What I’m Reading: The Fifth Avenue Story Society
Everyone has a story. From the time we’re little, we think about what future chapters of our story will be like. Remember the game M*A*S*H? No, not the television show, though I’m a fan of that too. The game.
I believe the letters stood for Mansion, Apartment, Shack, and House. In addition to those stellar choices, names of people you would marry, what job or car you’d have, or how many children you’d give birth to were added to the paper before you determined the number you’d use to cross out items. You’d work through the list, marking off options until only one remained in each category. Voila. You instantly knew what kind of life you were destined to enjoy.
I don’t know about you, but my life turned out nothing like any M*A*S*H game I ever played. Consequences of choices, some my own and some of those around me, created a life I never imagined. I’ve had some really great things happen, and I’ve had to face really painful things through the years. God’s worked in me through the good and the bad, and He’s used each circumstance to write my story in ways I couldn’t have foreseen.
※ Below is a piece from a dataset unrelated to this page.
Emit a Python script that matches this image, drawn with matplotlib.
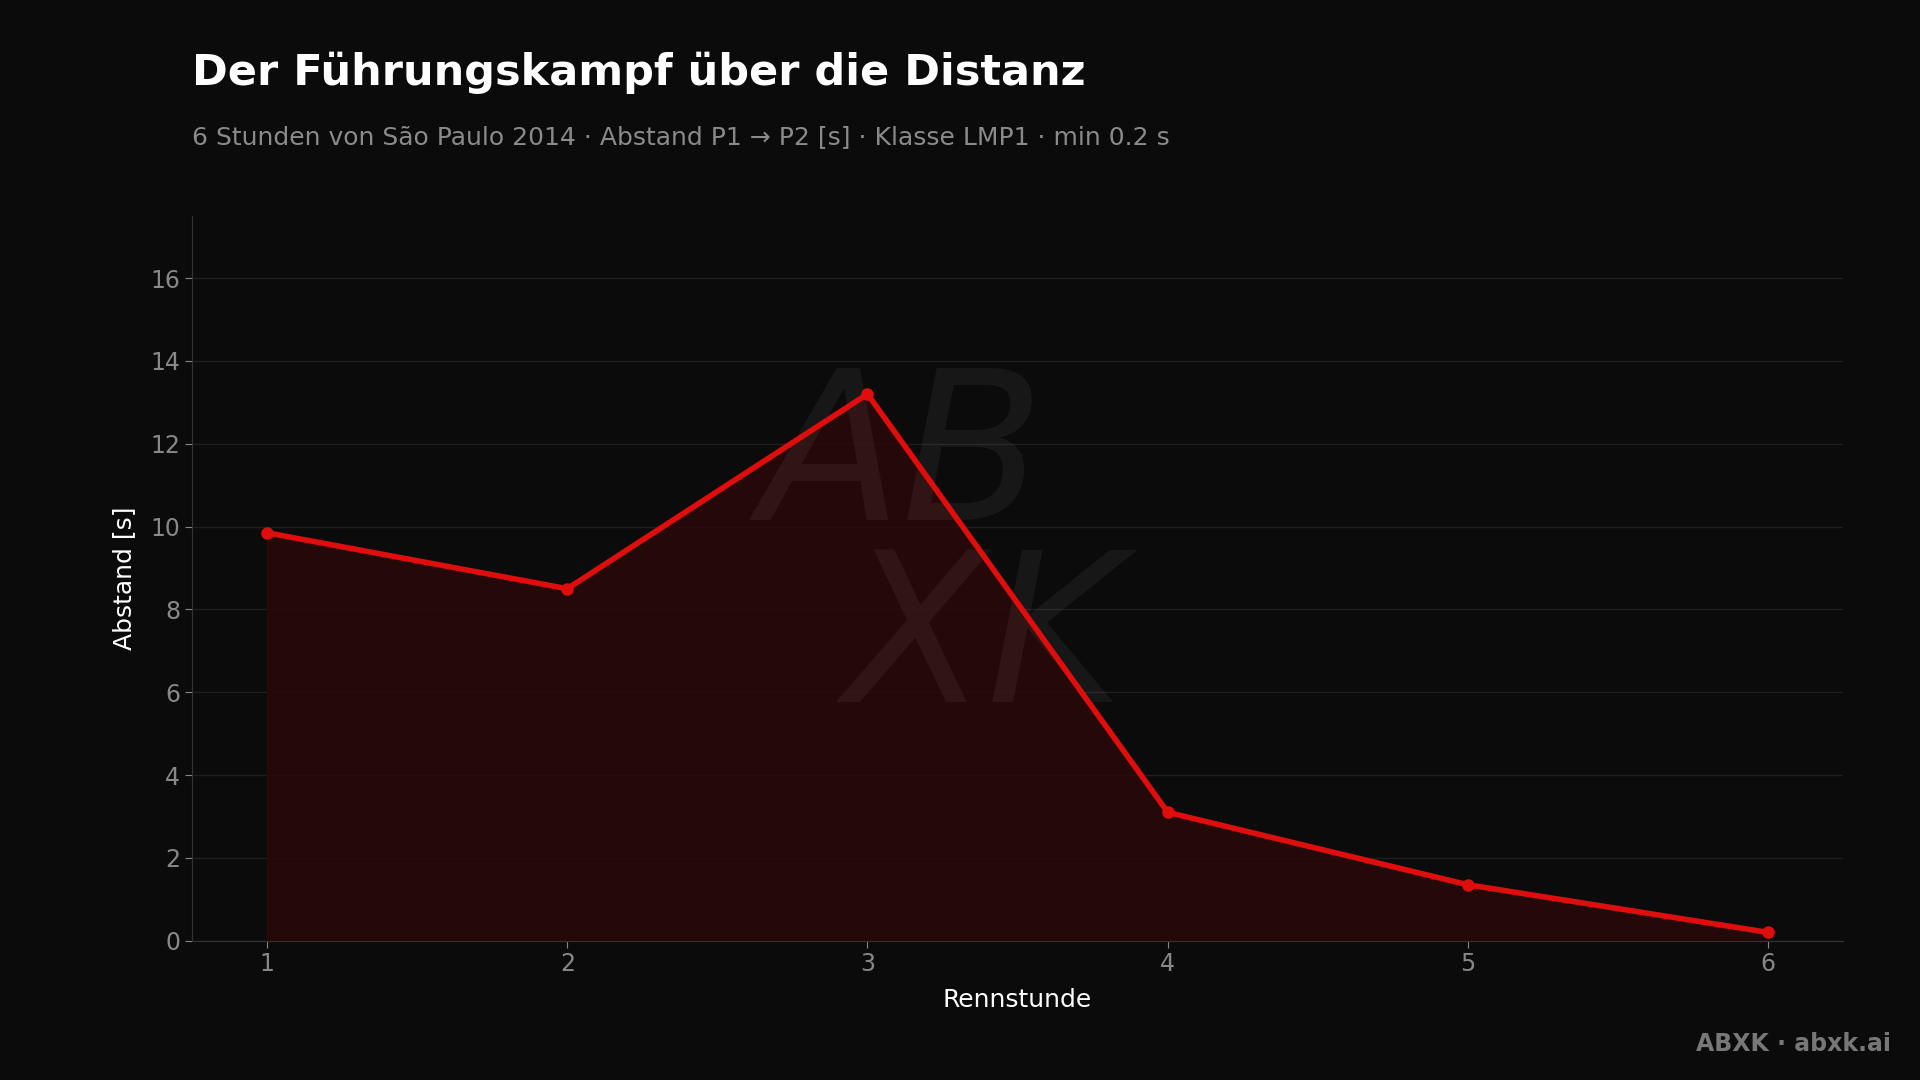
import matplotlib
matplotlib.use("Agg")
import matplotlib.pyplot as plt

hours = [1, 2, 3, 4, 5, 6]
gap = [9.85, 8.5, 13.2, 3.1, 1.35, 0.2]
yticks = [0, 2, 4, 6, 8, 10, 12, 14, 16]

bg = "#0b0b0b"
red = "#e00d0d"
fig = plt.figure(figsize=(19.2, 10.8), dpi=100, facecolor=bg)
ax = fig.add_axes([0.100, 0.129, 0.860, 0.671], facecolor=bg)
ax.fill_between(hours, gap, 0, color="#2a0909", alpha=0.85, zorder=1)
ax.plot(hours, gap, color=red, lw=4, marker="o", ms=8, zorder=3)
ax.set_xlim(0.75, 6.25)
ax.set_ylim(0, 17.5)
ax.set_yticks(yticks)
ax.set_xticks(hours)
ax.grid(axis="y", color="#1e1e1e", lw=1)
ax.set_axisbelow(True)
for s in ["top", "right"]:
    ax.spines[s].set_visible(False)
for s in ["left", "bottom"]:
    ax.spines[s].set_color("#333333")
ax.tick_params(colors="#888888", labelsize=17, length=5)
ax.set_xlabel("Rennstunde", color="white", fontsize=18, labelpad=8)
ax.set_ylabel("Abstand [s]", color="white", fontsize=18, labelpad=10)

ax.text(0.43, 0.66, "AB", transform=ax.transAxes, color="#ffffff", alpha=0.05,
        fontsize=150, style="italic", ha="center", va="center", zorder=2)
ax.text(0.48, 0.41, "XK", transform=ax.transAxes, color="#ffffff", alpha=0.05,
        fontsize=150, style="italic", ha="center", va="center", zorder=2)

fig.text(0.100, 0.933, "Der Führungskampf über die Distanz", color="white",
         fontsize=31, fontweight="bold", va="center")
fig.text(0.100, 0.873, "6 Stunden von São Paulo 2014 · Abstand P1 → P2 [s] · Klasse LMP1 · min 0.2 s",
         color="#8a8a8a", fontsize=18, va="center")
fig.text(0.985, 0.033, "ABXK · abxk.ai", color="#777777", fontsize=17,
         fontweight="bold", ha="right", va="center")

fig.savefig("out.png", facecolor=bg)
Seeing our story develop can be beautiful and frustrating and exciting all wrapped up in one. The Fifth Avenue Story Society by Rachel Hauck does a wonderful job capturing all these feelings as she shares the story of her characters’ lives.
Brought together by a mysterious invitation, five strangers. No, three strangers and two exes, gather in a private library room every Monday night to share food and try to figure out why they were chosen as part of the society. As they spend time together, they slowly share parts of their stories with the other members keeping the whole story only for themselves.
Growing friendship leads to sharing of their lives outside the society and challenges each one to look at the true story they’ve written for their lives to that point, how it differs from the story they tell, and what they want to write for their futures.
The Fifth Avenue Story Society seamlessly weaves the individual stories of Lexa, Jett, Chuck, Ed, and Coral into one. It leaves readers considering their own stories, and shows us that our tales are also intertwined with those of the people we meet. And it doesn’t forget to remind us who the real author of our stories should be.